The firm’s gold thesis is straight forward, while their execution via the miners is nuanced. Physical gold has unique financial characteristics: it is both very liquid and inversely correlated to other financial assets. Accordingly, gold can mitigate risk, especially in times of extreme market volatility as we have today. The firm believes that in a market characterized by financial fragility, too much debt, and overactive central banks, physical gold and silver are both prudent risk mitigators and attractive long-term investments.
While the gold price is making new highs, gold and silver miners are just coming out of a severe, long-term bear market. The result is undervalued mining companies and few active managers willing or able to invest in them. Given these low valuations and the leverage inherent in the miners, the firm believes that gold and silver miners should provide significant upside to the gold and silver price, as indeed they have over several market cycles historically. On a look-through basis, the firm estimates that its producing mining companies have seen 100% year of year cash flow growth, with only a 30% increase in the gold price.
“We own long-only portfolios of roughly 25 silver and gold mining companies. While technical and fundamental proficiency is necessary to analyze the miners, these skills alone are not sufficient to outperform. Mining companies are as much about the people as they are about the assets. We spend an enormous amount of time identifying top quartile teams and avoiding bad actors,” said Chief Investment Officer, Sean Fieler.

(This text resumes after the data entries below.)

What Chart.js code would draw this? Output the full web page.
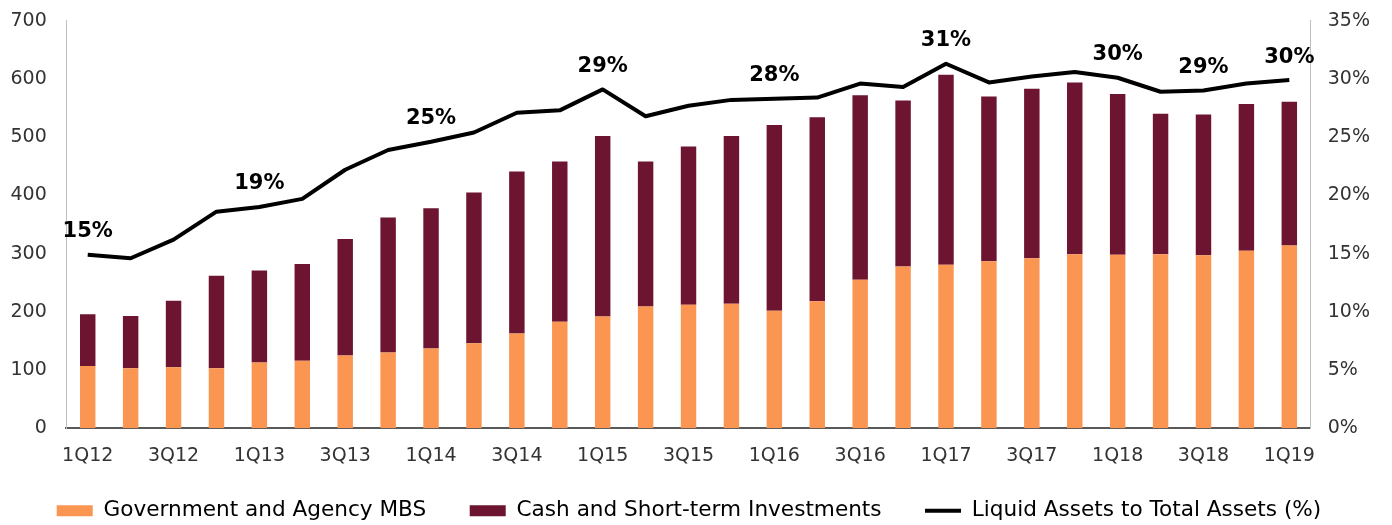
<!DOCTYPE html>
<html>
<head>
<meta charset="utf-8">
<script src="https://cdn.jsdelivr.net/npm/chart.js@4/dist/chart.umd.min.js"></script>
<style>
  html, body { margin: 0; padding: 0; background: #fff; }
  canvas { display: block; }
</style>
</head>
<body>
<canvas id="liquidChart" width="1392" height="525"></canvas>
<script>
// Quarter categories
const quarters = [
  "1Q12", "2Q12", "3Q12", "4Q12",
  "1Q13", "2Q13", "3Q13", "4Q13",
  "1Q14", "2Q14", "3Q14", "4Q14",
  "1Q15", "2Q15", "3Q15", "4Q15",
  "1Q16", "2Q16", "3Q16", "4Q16",
  "1Q17", "2Q17", "3Q17", "4Q17",
  "1Q18", "2Q18", "3Q18", "4Q18",
  "1Q19",
];

// Government and Agency MBS (bottom of stack)
const mbs = [
  107, 103, 105, 103, 113, 116, 125, 130, 137, 146, 163, 183, 192, 209, 212,
  214, 202, 218, 255, 278, 281, 287, 292, 299, 298, 299, 297, 305, 314,
];

// Cash and Short-term Investments (top of stack)
const cash = [
  89, 90, 114, 159, 158, 166, 200, 232, 241, 259, 278, 275, 310, 249, 272,
  288, 319, 316, 317, 285, 326, 283, 291, 295, 276, 241, 242, 252, 247,
];

// Liquid Assets to Total Assets (%)
const liquidRatio = [
  14.9, 14.6, 16.2, 18.6, 19.0, 19.7, 22.2, 23.9, 24.6, 25.4, 27.1, 27.3, 29.1,
  26.8, 27.7, 28.2, 28.3, 28.4, 29.6, 29.3, 31.3, 29.7, 30.2, 30.6, 30.1, 28.9,
  29.0, 29.6, 29.9,
];

// which points of the ratio line carry a value label
const labelledPoints = [0, 4, 8, 12, 16, 20, 24, 26, 28];

const FONT = "'DejaVu Sans', Verdana, sans-serif";

// draw the % labels above selected line points
const ratioLabels = {
  id: "ratioLabels",
  afterDatasetsDraw(chart) {
    const meta = chart.getDatasetMeta(2);
    const ctx = chart.ctx;
    ctx.save();
    ctx.font = "bold 21px " + FONT;
    ctx.fillStyle = "#000";
    ctx.textAlign = "center";
    ctx.textBaseline = "middle";
    labelledPoints.forEach((i) => {
      const pt = meta.data[i];
      ctx.fillText(Math.round(liquidRatio[i]) + "%", pt.x, pt.y - 23);
    });
    ctx.restore();
  },
};

// tick padding also pushes the plot down; keep only half a label of room
function trimPadding(scale) {
  scale.paddingTop = 11;
  scale.paddingBottom = 11;
}

const ctx = document.getElementById("liquidChart").getContext("2d");
new Chart(ctx, {
  type: "bar",
  data: {
    labels: quarters,
    datasets: [
      {
        label: "Government and Agency MBS",
        data: mbs,
        backgroundColor: "#FA9652",
        stack: "assets",
        barPercentage: 0.36,
        categoryPercentage: 1,
        order: 1,
      },
      {
        label: "Cash and Short-term Investments",
        data: cash,
        backgroundColor: "#6C1430",
        stack: "assets",
        barPercentage: 0.36,
        categoryPercentage: 1,
        order: 1,
      },
      {
        type: "line",
        label: "Liquid Assets to Total Assets (%)",
        data: liquidRatio,
        yAxisID: "y1",
        borderColor: "#000",
        backgroundColor: "#000",
        borderWidth: 4,
        borderJoinStyle: "round",
        pointRadius: 0,
        tension: 0,
        order: 0,
      },
    ],
  },
  options: {
    responsive: false,
    animation: false,
    devicePixelRatio: 1,
    layout: { padding: { top: 20.7, left: -9, right: 5, bottom: -6.5 } },
    plugins: {
      tooltip: { enabled: false },
      legend: {
        position: "bottom",
        sort: (a, b) => a.datasetIndex - b.datasetIndex,
        labels: {
          usePointStyle: true,
          pointStyleWidth: 36,
          boxHeight: 11,
          padding: 16,
          color: "#333",
          font: { family: FONT, size: 21.6 },
          generateLabels(chart) {
            return chart.data.datasets.map((ds, i) => {
              const isLine = ds.type === "line";
              return {
                text: isLine ? ds.label : ds.label + "    ",
                datasetIndex: i,
                fillStyle: ds.backgroundColor,
                strokeStyle: isLine ? "#000" : ds.backgroundColor,
                lineWidth: isLine ? 4 : 0,
                pointStyle: isLine ? "line" : "rect",
                hidden: false,
              };
            });
          },
        },
      },
    },
    scales: {
      x: {
        stacked: true,
        grid: { display: false, drawTicks: false },
        border: { display: true, color: "#595959", width: 2 },
        ticks: {
          autoSkip: false,
          maxRotation: 0,
          padding: 16.4,
          color: "#333",
          font: { family: FONT, size: 19 },
          callback: function (value, index) {
            return index % 2 === 0 ? this.getLabelForValue(value) : "";
          },
        },
      },
      y: {
        stacked: true,
        min: 0,
        max: 700,
        afterFit: trimPadding,
        grid: { display: false, drawTicks: false },
        border: { display: true, color: "#bfbfbf", width: 1 },
        ticks: {
          stepSize: 100,
          padding: 19.5,
          color: "#333",
          font: { family: FONT, size: 19 },
        },
      },
      y1: {
        position: "right",
        min: 0,
        max: 35,
        afterFit: trimPadding,
        grid: { display: false, drawTicks: false },
        border: { display: true, color: "#bfbfbf", width: 1 },
        ticks: {
          stepSize: 5,
          padding: 17,
          color: "#333",
          font: { family: FONT, size: 19 },
          callback: (v) => v + "%",
        },
      },
    },
  },
  plugins: [ratioLabels],
});
</script>
</body>
</html>
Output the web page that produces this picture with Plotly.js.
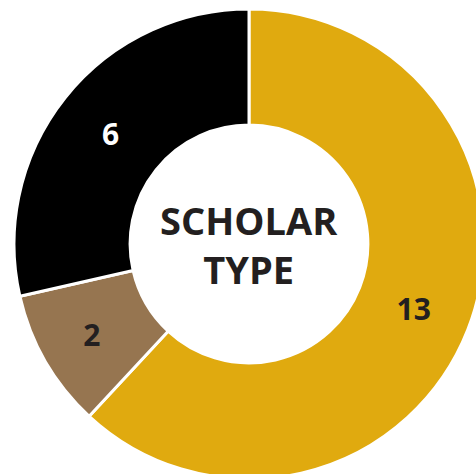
<!DOCTYPE html>
<html>
<head>
<meta charset="utf-8">
<script src="https://cdn.plot.ly/plotly-3.0.1.min.js"></script>
<style>
html,body{margin:0;padding:0;width:476px;height:474px;overflow:hidden;background:#fff;}
#chart{position:absolute;left:14px;top:9px;width:470px;height:470px;}
</style>
</head>
<body>
<div id="chart"></div>
<script>
const categories = ["Type A", "Type B", "Type C"];
const values = [13, 2, 6];
const colors = ["#E0AA0F", "#967550", "#000000"];
const labelColors = ["#231F20", "#231F20", "#FFFFFF"];
const centerTitle = "SCHOLAR<br>TYPE";

const trace = {
  type: "pie",
  labels: categories,
  values: values,
  hole: 0.506,
  sort: false,
  direction: "clockwise",
  rotation: 0,
  marker: {colors: colors, line: {color: "#FFFFFF", width: 3}},
  textinfo: "value",
  textposition: "inside",
  insidetextorientation: "horizontal",
  textfont: {family: "Open Sans, sans-serif", size: 30, color: labelColors, weight: 700},
  hoverinfo: "none",
  showlegend: false
};

const layout = {
  width: 470,
  height: 470,
  margin: {l: 0, r: 0, t: 0, b: 0},
  paper_bgcolor: "#FFFFFF",
  showlegend: false,
  annotations: [{
    text: centerTitle,
    x: 0.5, y: 0.5, xref: "paper", yref: "paper",
    showarrow: false,
    font: {family: "Open Sans, sans-serif", size: 38, color: "#231F20", weight: 700},
    align: "center"
  }]
};

Plotly.newPlot("chart", [trace], layout, {staticPlot: true, displayModeBar: false});
</script>
</body>
</html>
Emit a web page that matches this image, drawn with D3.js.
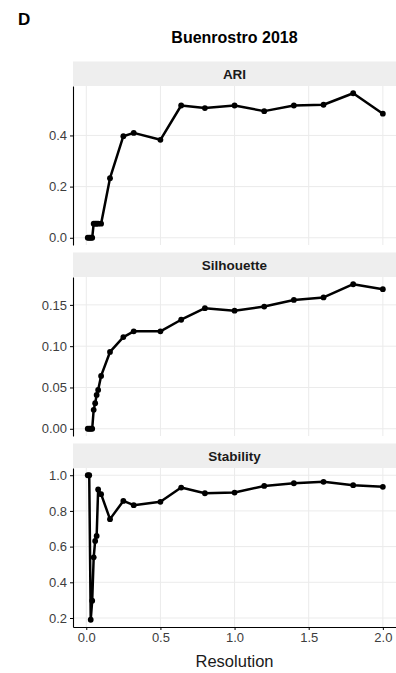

Given the enormous variation in the sector, investors are leaving a lot of money on the table when using passive or index-like funds. As a case in point, the gold mining index has a vast dispersion in any given year amongst the best and worst performing stocks. While some of that dispersion can be attributed to the surprises inherent in a risky mining venture, Equinox believes a good amount of the market’s inefficiency simply comes from its complexity and lack of managers left doing the work. An ETF is not able to make such nuanced judgments in a sector that demands it.
Finally, it is worth emphasizing that being a responsible investor in the mining sector is a must. Without the correct alignment of environmental safeguards, social license to operate, and especially a management team and board aligned to minority shareholders, mining projects can quickly become unfeasibly or unprofitable.